10 Responses to “Tech Binding — Zero Heel Gap Powder Frustration”

  1. Andrew B. Carey June 6th, 2018 10:00 am

    Nice write up. I’ve encountered this problem even with bindings that require as much as a 4 mm gap, my Plum Guides, for exampple–setting a small gap precisely requires not only proper technique (for the Guide the spacing rod is laid horizontally across the pins), precision, and patience and, for me, repeated fitting of the boot in and out of the rear heel piece. Tightening the 2 screws on the Guide and Yak has to be sufficient to prevent movement but not so great as to strip the screws/nuts. And some very good thread locker must be used to avoid surprises while skiing. I had some with both bindings, but not with Superlite 2.0s so far.

    I (as was discussed in earlier posts) had to trim the rubber sole on my Scarpa F1s to avoid hitting the heel post on Superlite 2.0s in post-holed and runneled snow and I had to deepen the pin slots on my TLT6 to meet the 4 mm gap and still accept the pins of the Guides when the snow was soft!

  2. VtVolk June 6th, 2018 10:16 am

    I apologize if this has been covered before, but I thought we were supposed to leave a few mm of gap to help ensure proper release. My Dynafits came with a little red plastic spacer to help with setup. Is the “kiss gap” now standard?

  3. Lou Dawson 2 June 6th, 2018 10:26 am

    Hi VT, some bindings require zero clearance kiss gap, some require 4 or 5 millimeters. Depends on brand/model. See links in the post. If your binding came with the spacer then yeah, you want the wider gap. It’s all quite confusing and a good reason for specialized retailers to continue to exist… Lou

  4. Felipe June 7th, 2018 7:06 am

    Hi Lou,

    Should the gap in tech bindings set applying no downward pressure on the ski ?

    Is this more problemtic in skis with high underfoot camber?

    Thanks

  5. Lou Dawson 2 June 7th, 2018 7:58 am

    Felipe, there is uncertainty about that, I adjust a lot of skis and I simply set them on the bench and adjust, seems to work fine. If someone insisted I would probably set kiss gap with ski held down flat on bench — though after doing so I would do the upside down test as described below. Thing is, in my opinion there is no reason to have any pre-load pressing back against the binding heel unit when the ski is in neutral flat camber position, but a little bit is not a huge issue. Think of it this way: with kiss gap, as soon as you load up the ski in a turn the boot ends up pressing against the binding heel, utilizing the compensation spring, so a bit of preload is just doing what the binding is designed to handle. Caveat with that is the tendency for binding owners to instinctually adjust, then give the screw a turn or two extra “because I ski hard…” Bad mistake with tech binding boot length adjustment.

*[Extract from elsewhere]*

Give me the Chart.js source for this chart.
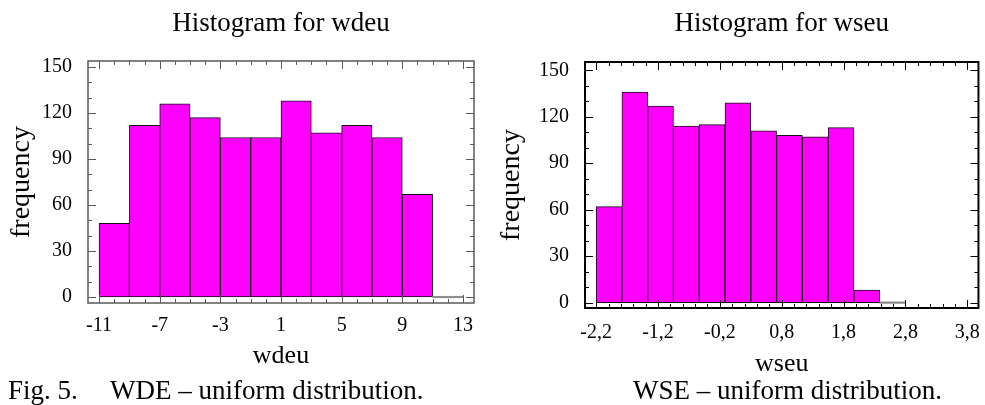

    Another test for aggressive skiers: Adjust kiss gap, then flip ski upside down with boot in downhill mode, suspend ski between two supports such as a couple of chairs, flex ski aggressively, observe binding pins as they pull out of the boot heel fitting, if they come out too easily then you’ve got a concern about how the binding is adjusted, or the length of the heel pins, or both. This test simulates an energetic “de camber” of the ski, can happen for example if you do a jump turn or otherwise bring your skis up with heavy snow piled on the tips and tails.

    (The “upside down test” also illustrates how weird it can get trying to test upwards release if the ski is flexing.)

    Lou

  6. See June 7th, 2018 8:21 am

    I’ve wondered for a while if tech binding heels that don’t have any fore/aft travel can bottom out against the boot hard enough to cause release at the toe when the ski is flexed hard. I’ve never observed it to be a problem with proper gap, but I have prereleased from fixed bindings with too little gap.

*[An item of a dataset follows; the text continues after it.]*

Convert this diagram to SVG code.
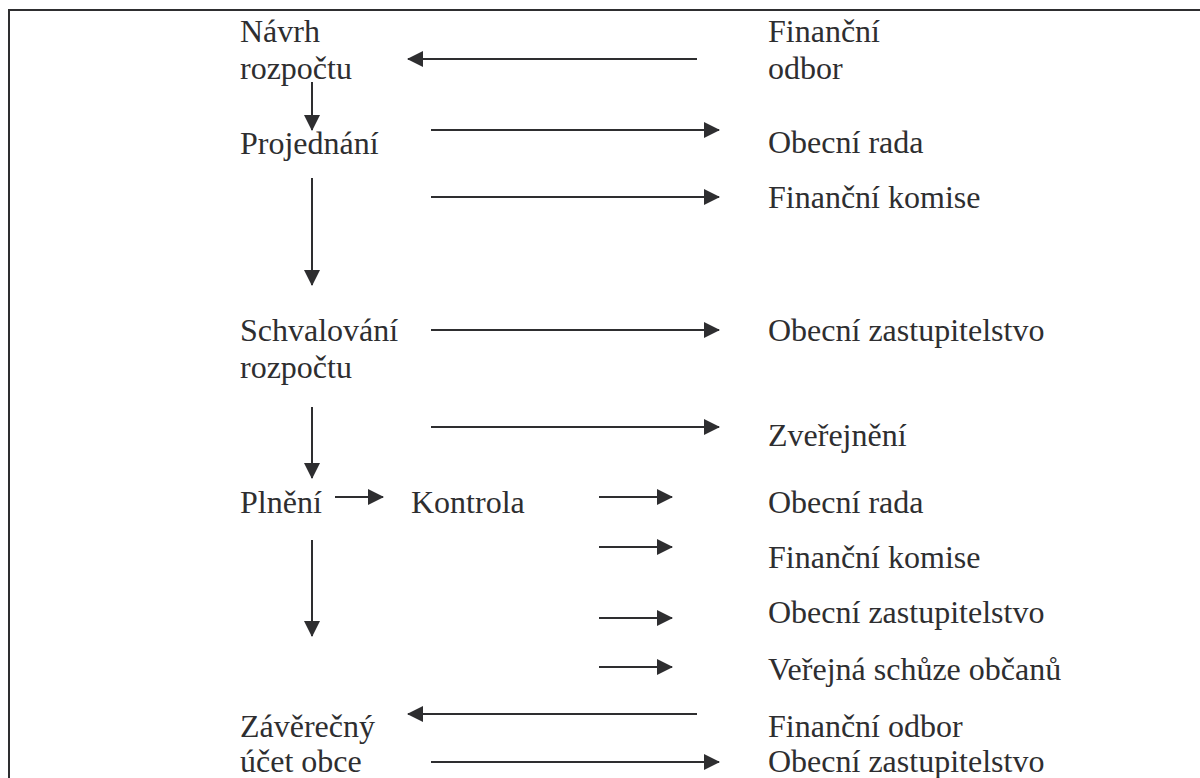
<svg xmlns="http://www.w3.org/2000/svg" width="1200" height="778" viewBox="0 0 1200 778">
<style>
text{font-family:'Liberation Serif','Times New Roman',serif;font-size:32px;fill:#2e2e30}
.c line{stroke:#2e2e30;stroke-width:2}
</style>
<defs>
<marker id="ah" viewBox="0 0 16 16" refX="15" refY="8" markerWidth="16" markerHeight="16" markerUnits="userSpaceOnUse" orient="auto">
<path d="M0,0 L16,8 L0,16 Z" fill="#2e2e30"/>
</marker>
</defs>
<rect width="1200" height="778" fill="#fff"/>
<g id="frame"><line x1="9" y1="10" x2="1200" y2="10" stroke="#2e2e30" stroke-width="2"/><line x1="9" y1="9" x2="9" y2="778" stroke="#2e2e30" stroke-width="2"/></g>
<g id="n-navrh"><text x="240" y="42">Návrh</text><text x="240" y="79">rozpočtu</text></g>
<g id="n-fo1"><text x="768" y="42">Finanční</text><text x="768" y="79">odbor</text></g>
<g id="n-projednani"><text x="240" y="154">Projednání</text></g>
<g id="n-or1"><text x="768" y="153">Obecní rada</text></g>
<g id="n-fk1"><text x="768" y="208">Finanční komise</text></g>
<g id="n-schval"><text x="240" y="341">Schvalování</text><text x="240" y="378">rozpočtu</text></g>
<g id="n-oz1"><text x="768" y="341">Obecní zastupitelstvo</text></g>
<g id="n-zverej"><text x="768" y="446">Zveřejnění</text></g>
<g id="n-plneni"><text x="240" y="513">Plnění</text></g>
<g id="n-kontrola"><text x="411" y="513">Kontrola</text></g>
<g id="n-or2"><text x="768" y="513">Obecní rada</text></g>
<g id="n-fk2"><text x="768" y="568">Finanční komise</text></g>
<g id="n-oz2"><text x="768" y="623">Obecní zastupitelstvo</text></g>
<g id="n-vso"><text x="768" y="680">Veřejná schůze občanů</text></g>
<g id="n-zaver"><text x="240" y="737">Závěrečný</text><text x="240" y="772">účet obce</text></g>
<g id="n-fo2"><text x="768" y="737">Finanční odbor</text></g>
<g id="n-oz3"><text x="768" y="772">Obecní zastupitelstvo</text></g>
<g id="connectors" class="c">
<line x1="697" y1="59" x2="408" y2="59" marker-end="url(#ah)"/>
<line x1="431" y1="130" x2="719" y2="130" marker-end="url(#ah)"/>
<line x1="431" y1="197" x2="719" y2="197" marker-end="url(#ah)"/>
<line x1="312" y1="82" x2="312" y2="130" marker-end="url(#ah)"/>
<line x1="312" y1="178" x2="312" y2="285" marker-end="url(#ah)"/>
<line x1="431" y1="330" x2="719" y2="330" marker-end="url(#ah)"/>
<line x1="312" y1="407" x2="312" y2="478" marker-end="url(#ah)"/>
<line x1="431" y1="427" x2="719" y2="427" marker-end="url(#ah)"/>
<line x1="335" y1="497" x2="383" y2="497" marker-end="url(#ah)"/>
<line x1="312" y1="540" x2="312" y2="636" marker-end="url(#ah)"/>
<line x1="599" y1="497" x2="672" y2="497" marker-end="url(#ah)"/>
<line x1="599" y1="547" x2="672" y2="547" marker-end="url(#ah)"/>
<line x1="599" y1="618" x2="672" y2="618" marker-end="url(#ah)"/>
<line x1="599" y1="667" x2="672" y2="667" marker-end="url(#ah)"/>
<line x1="697" y1="714" x2="408" y2="714" marker-end="url(#ah)"/>
<line x1="431" y1="762" x2="719" y2="762" marker-end="url(#ah)"/>
</g>
</svg>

  7. Lou Dawson 2 June 7th, 2018 9:07 am

    See, exactly. More, too tight a gap with a non compensating binding heel can bust the binding. Certainly some of the rear binding breakage we’ve seen over the years was caused by this, not by weak bindings. Lou

  8. sherpa June 8th, 2018 8:45 am

    putting on skis in a local terrain similar to a hole is not recommended since skis were invented. it makes the step in obviously more difficult, the snap in/click of binding heel is problematic a whole ski is under complicated pressure, transporting this into bindings {wherelse?}. the ski tries to accommodate to terrain, but never quite very precisely, thus all those problems with step in. the very modern bindings try to be user friendly and comfortable too much beyond the ski nature and origins. step in anywhere and go uphill or downhill {just after getting of the car and making 1 step max.}. that is killing the touring and discovering nature of this sport. but money rules.

  9. Alex June 10th, 2018 8:57 pm

    I’ve a different problem related to the kiss gap with my IONs. In uphill mode with the heel rotated, while traveling through a small depression that flexes the ski, I’ve caught the binding with my boot heel as I raise my heel up in a forward stride. This has broken off a piece of the plastic cap of the binding heel. It’s not just cosmetic – that cap holds the spring under the heel lifters in place, and once it’s gone the heel lifters flop around with every step. I’ve had this happen twice, and currently have a twisted paper clip keeping the heel lifters mostly under control. The plastic is clearly designed well to handle downward force, but not this rare upward force. I suspect this is more common here on the east coast, where our shallower snowpack often closely follows the contours of uneven ground.

    Backing off from the kiss gap to a wider gap would probably solve the problem, but I’ve been worried about affecting downhill release. Sounds like it’s time for the upside-down test, and maybe some strategic boot sole trimming. So thanks for those tips!

    The shape of the ZED seems to be a bit slimmer in this area, perhaps to address my problem?

  10. Lou Dawson 2 June 11th, 2018 8:37 am

    Alex, the problem of zero gap (kiss gap) bindings “sticking” to your boot heel during foot-flat-on-ski mode touring is common. I believe it’s indicative of a couple of things

    1) Poor engineering, in design engineers overlooking that any time you change something on a machine, you’d better figure something else will change as well, in this case the change was going from the classic 4 or 5 mm tech gap to the zero gap.

    2)Solutions without a problem, in that why exactly do we need bindings with zero gap and ski flex compensation?

    3) Poor testing. Always amazes me a company can’t simply test their products enough to reveal simple problems.

    Alex, in your case, I’d try just a small gap of a millimeter or so, as well as some work on the boot heel. Easy to test at home, just clip into your skis and suspend between two 2x4s at tip and tail, stand on ski, simulate making a stride…

    A small gap instead of kiss gap is no big deal in my opinion, though you do need to be careful and do the upside down test while playing around.